The wind farm was scuttled when the Town of Stockbridge issued a moratorium in September, 1998 on construction of "towers or other structures over 100 feet in height and located along and on the Niagara Escarpment." MG&E attorney Richard Nordeng says the moratorium was "tailored specifically to prevent construction of the wind farm -- supposedly for an interim period while they evaluated other ordinances -- though they knew full well that the practical effect of the moratorium was to prohibit the project."
The first suit, by the project's opponents, was filed in early 1999 at the Calumet County circuit court in Chilton. It alleges that the state Public Service Commission improperly granted construction authority for the project, since it did not complete a thorough environmental impact analysis, especially on the effects of the wind farm on birds and bats. William Engler, a local attorney, is apparently the major driver behind the suit. Engler is the former owner of a large birdseed company who owns property that overlooks Lake Winnebago near the proposed wind site. The land is valuable for future housing development.
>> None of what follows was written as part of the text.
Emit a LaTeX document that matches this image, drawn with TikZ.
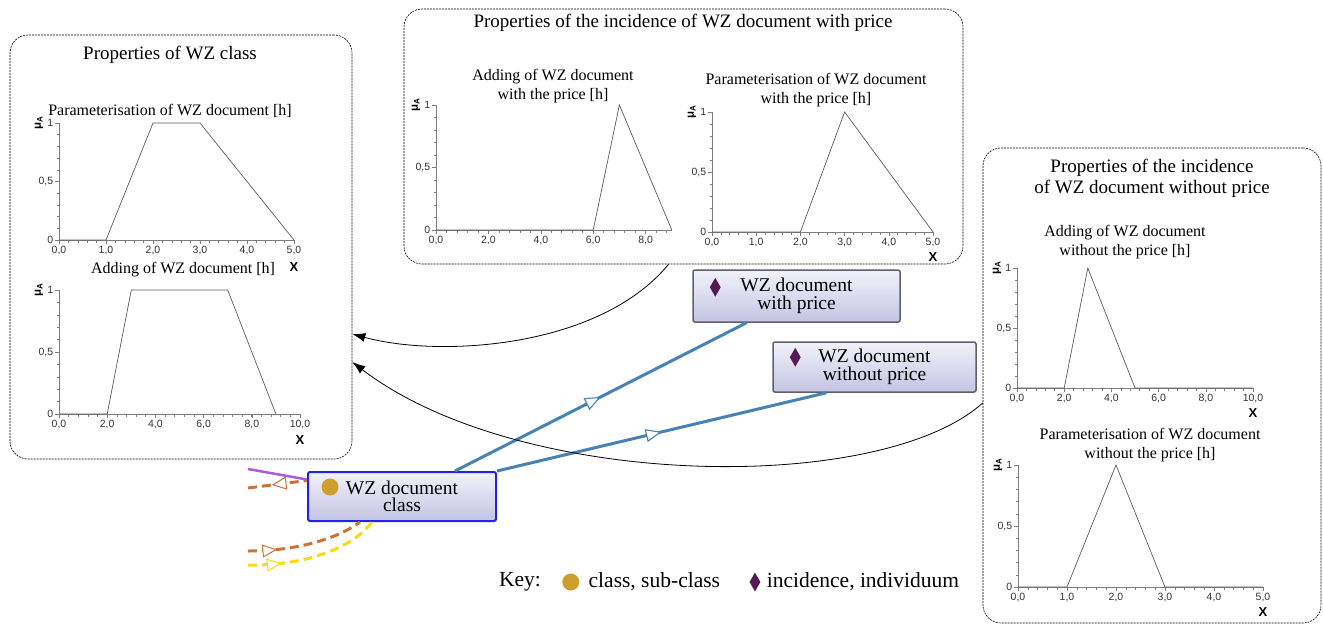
\documentclass[tikz,border=0pt]{standalone}
\usepackage{fontspec}
\setmainfont{Liberation Serif}
\newfontfamily\ticksfont{Liberation Sans}
\usetikzlibrary{positioning,shapes.geometric,arrows.meta,decorations.markings}

\definecolor{axisgray}{RGB}{125,125,125}
\definecolor{curvegray}{RGB}{90,90,90}
\definecolor{steel}{RGB}{70,130,180}
\definecolor{lavtop}{RGB}{242,242,250}
\definecolor{lavbot}{RGB}{196,196,228}
\definecolor{incborder}{RGB}{95,95,110}
\definecolor{clsborder}{RGB}{35,35,225}
\definecolor{diapurple}{RGB}{85,25,85}
\definecolor{ballgold}{RGB}{205,160,45}
\definecolor{linkpurple}{RGB}{175,90,215}
\definecolor{linkbrown}{RGB}{205,115,55}
\definecolor{linkyellow}{RGB}{245,220,20}

% axes of one membership chart: x end, label step, last label
\newcommand{\mfaxes}[3]{%
  \draw[mfaxis] (0,1) -- (0,0) -- (#1,0);
  \foreach \tk in {0.1,0.2,...,0.95} \draw[mfaxis] (0,\tk) -- ++(-2.5pt,0);
  \foreach \tk/\lb in {0/0,0.5/{0,5},1/1} \draw[mfaxis] (0,\tk) -- ++(-4pt,0) node[ticklbl,left] {\lb};
  \pgfmathsetmacro{\mfminor}{#2/5}
  \foreach \tk in {0,\mfminor,...,#1} \draw[mfaxis] (\tk,0) -- ++(0,-2.5pt);
  \foreach \tk in {0,#2,...,#3} \draw[mfaxis] (\tk,0) -- ++(0,-4pt) node[ticklbl,below]
    {\pgfmathprintnumber[fixed,fixed zerofill,precision=1,use comma,assume math mode=true]{\tk}};
  \node[mulbl] at (0,1) [xshift=-20pt,rotate=90] {μ\textsubscript{A}};
}

\begin{document}
\begin{tikzpicture}[x=1pt,y=-1pt,
    panel/.style={draw, dash pattern=on 2pt off 1pt, line width=0.6pt, rounded corners=18pt, inner sep=0pt},
    ttl/.style={font=\fontsize{19}{21}\selectfont, align=center},
    subttl/.style={font=\fontsize{16}{19}\selectfont, align=center},
    mfaxis/.style={axisgray, line width=0.6pt},
    mfcurve/.style={curvegray, line width=0.7pt},
    ticklbl/.style={font=\ticksfont\fontsize{10.5}{11}\selectfont, text=black!80, inner sep=1.5pt},
    mulbl/.style={font=\ticksfont\bfseries\fontsize{11.5}{12}\selectfont},
    xlbl/.style={font=\ticksfont\bfseries\fontsize{13}{13}\selectfont},
    incnode/.style={draw=incborder, line width=1.5pt, rounded corners=2pt, top color=lavtop, bottom color=lavbot,
      font=\fontsize{19.5}{17.5}\selectfont, align=center, inner sep=0pt},
    clsnode/.style={incnode, draw=clsborder, line width=2pt},
    diamark/.style={diamond, fill=diapurple, inner sep=0pt, minimum width=11pt, minimum height=19pt},
    ballmark/.style={circle, fill=ballgold, inner sep=0pt, minimum size=17pt},
    keytext/.style={font=\fontsize{21.5}{24}\selectfont, inner sep=1pt},
    bluelink/.style={steel, line width=3pt, postaction={decorate, decoration={markings,
      mark=at position 0.5 with {\arrow[line width=1.1pt]{Triangle[length=16pt,width=13pt,fill=white]}}}}},
    dashlink/.style={#1, line width=3pt, dash pattern=on 9pt off 5pt},
    propslink/.style={-{Latex[length=13pt,width=9pt]}, line width=0.8pt}]

  \useasboundingbox (0,0) rectangle (1323,625);

  % panels
  \node[panel, minimum width=342pt, minimum height=424pt] (clsprops) at (181,247) {};
  \node[panel, minimum width=559pt, minimum height=255pt] (topprops) at (683.5,136.5) {};
  \node[panel, minimum width=338pt, minimum height=475pt] (rightprops) at (1152,385.5) {};

  \node[ttl] (clsttl) at (170,55) {Properties of WZ class};
  \node[ttl] (topttl) at (683,23) {Properties of the incidence of WZ document with price};
  \node[ttl] (rightttl) at (1152,178) {Properties of the incidence\\of WZ document without price};

  % class charts
  \node[subttl] (paramcls) at (170,111) {Parameterisation of WZ document [h]};
  \begin{scope}[shift={(59,240)}, x=47pt, y=117pt]
    \mfaxes{5}{1}{5}
    \node[xlbl] (xa) at (5,0) [yshift=-27pt] {X};
    \draw[mfcurve] (0,0) -- (1,0) -- (2,1) -- (3,1) -- (5,0);
  \end{scope}
  \node[subttl] (addcls) at (183,270) {Adding of WZ document [h]};
  \begin{scope}[shift={(59,414)}, x=24.1pt, y=124pt]
    \mfaxes{10}{2}{10}
    \node[xlbl] (xb) at (10,0) [yshift=-26pt] {X};
    \draw[mfcurve] (0,0) -- (2,0) -- (3,1) -- (7,1) -- (9,0);
  \end{scope}

  % with price charts
  \node[subttl] (addwp) at (553,86.5) {Adding of WZ document\\with the price [h]};
  \begin{scope}[shift={(436,230)}, x=26.2pt, y=125pt]
    \mfaxes{9}{2}{8}
    \draw[mfcurve] (0,0) -- (6,0) -- (7,1) -- (9,0);
  \end{scope}
  \node[subttl] (paramwp) at (816,90) {Parameterisation of WZ document\\with the price [h]};
  \begin{scope}[shift={(712,232)}, x=44.2pt, y=120pt]
    \mfaxes{5}{1}{5}
    \node[xlbl] (xc) at (5,0) [yshift=-25pt] {X};
    \draw[mfcurve] (0,0) -- (2,0) -- (3,1) -- (5,0);
  \end{scope}

  % without price charts
  \node[subttl] (addnp) at (1125,242.5) {Adding of WZ document\\without the price [h]};
  \begin{scope}[shift={(1017,388)}, x=23.6pt, y=120pt]
    \mfaxes{10}{2}{10}
    \node[xlbl] (xd) at (10,0) [yshift=-25pt] {X};
    \draw[mfcurve] (0,0) -- (2,0) -- (3,1) -- (5,0) -- (10,0);
  \end{scope}
  \node[subttl] (paramnp) at (1150,445) {Parameterisation of WZ document\\without the price [h]};
  \begin{scope}[shift={(1018,587)}, x=49pt, y=122pt]
    \mfaxes{5}{1}{5}
    \node[xlbl] (xe) at (5,0) [yshift=-25pt] {X};
    \draw[mfcurve] (0,0) -- (1,0) -- (2,1) -- (3,0) -- (5,0);
  \end{scope}

  % ontology nodes
  \node[incnode, minimum width=207pt, minimum height=52pt] (wprice) at (796.5,296) {WZ document\\with price};
  \node[incnode, minimum width=203pt, minimum height=50pt] (wnoprice) at (874.5,367) {WZ document\\without price};
  \node[clsnode, minimum width=188pt, minimum height=49pt] (wclass) at (402,496.5) {WZ document\\class};
  \node[diamark] (wpricedia) at ([xshift=23pt,yshift=-18pt]wprice.north west) {};
  \node[diamark] (wnopricedia) at ([xshift=23pt,yshift=-16pt]wnoprice.north west) {};
  \node[ballmark] (wclassball) at ([xshift=23pt,yshift=-16pt]wclass.north west) {};

  \draw[bluelink] ([xshift=53pt]wclass.north) -- ([xshift=-50pt]wprice.south);
  \draw[bluelink] (wclass.north east) -- ([xshift=-48pt]wnoprice.south);

  % links leaving the picture
  \coordinate (purpend) at (248,469);
  \coordinate (brownend) at (248,488);
  \coordinate (brownend2) at (248,551);
  \coordinate (yellowend) at (248,565);
  \draw[linkpurple, line width=2.5pt] (purpend) -- ([yshift=17pt]wclass.west);
  \draw[dashlink=linkbrown, postaction={decorate, decoration={markings,
      mark=at position 0.4 with {\arrowreversed[line width=1pt, solid]{Triangle[length=15pt,width=13pt,fill=white]}}}}]
    (brownend) -- ([yshift=16pt]wclass.west);
  \draw[dashlink=linkbrown, postaction={decorate, decoration={markings,
      mark=at position 0.25 with {\arrow[line width=1pt, solid]{Triangle[length=15pt,width=13pt,fill=white]}}}}]
    (brownend2) .. controls (300,551) and (340,537) .. ([xshift=-42pt]wclass.south);
  \draw[dashlink=linkyellow, postaction={decorate, decoration={markings,
      mark=at position 0.25 with {\arrow[line width=1pt, solid]{Triangle[length=15pt,width=13pt,fill=white]}}}}]
    (yellowend) .. controls (315,566) and (358,542) .. ([xshift=-30pt]wclass.south);

  % panels to the class panel
  \draw[propslink] ([xshift=-15pt]topprops.south) .. controls (600,348) and (440,358) .. ([yshift=-87pt]clsprops.east);
  \draw[propslink] ([yshift=-17.5pt]rightprops.west) .. controls (880,495) and (520,490) .. ([yshift=-115pt]clsprops.east);

  % key
  \node[keytext] (keylbl) at (520,582) {Key:};
  \node[ballmark, right=20pt of keylbl] (keyball) {};
  \node[keytext, right=8pt of keyball] (keycls) {class, sub-class};
  \node[diamark, right=28pt of keycls] (keydia) {};
  \node[keytext, right=5pt of keydia] (keyinc) {incidence, individuum};
\end{tikzpicture}
\end{document}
Nordeng thinks Engler's suit is without merit. "The commission is not required to assure there is maximum and complete study of every effect before they approve a project," he says. "They just need to make a reasonable interpretation." In approving the construction permit, the commission had reviewed the literature on avian mortality and ordered a study of the effects of the wind farm on birds after it was built. Final briefs were submitted June 15 and Judge Donald Poppy is expected to rule on the case by December.
While Nordeng thinks the Stockbridge ordinance is invalid and asked the judge to overturn it, the issue is only peripheral to the case and the judge may or may not rule on the ordinance. Nonetheless, MG&E does not intend to challenge the ordinance further.
The ordinance, however, is key to the second lawsuit, filed by the two landowners who would have hosted the project. They say Stockbridge acted beyond its authority, and violated state statutes by basing the moratorium on aesthetics and effects on land values. Under state statute, towns may only block wind projects based on public health and safety issues.
After the moratorium, MG&E moved on to Kewaunee County, where it received permits and constructed an 11.2 MW wind farm earlier this year (Windpower Monthly, January 1999). The Stockbridge landowners, who had negotiated land leases with MG&E, allege in their suit that they lost money when the project was blocked, and are now suing the town for loss of $1,195,931.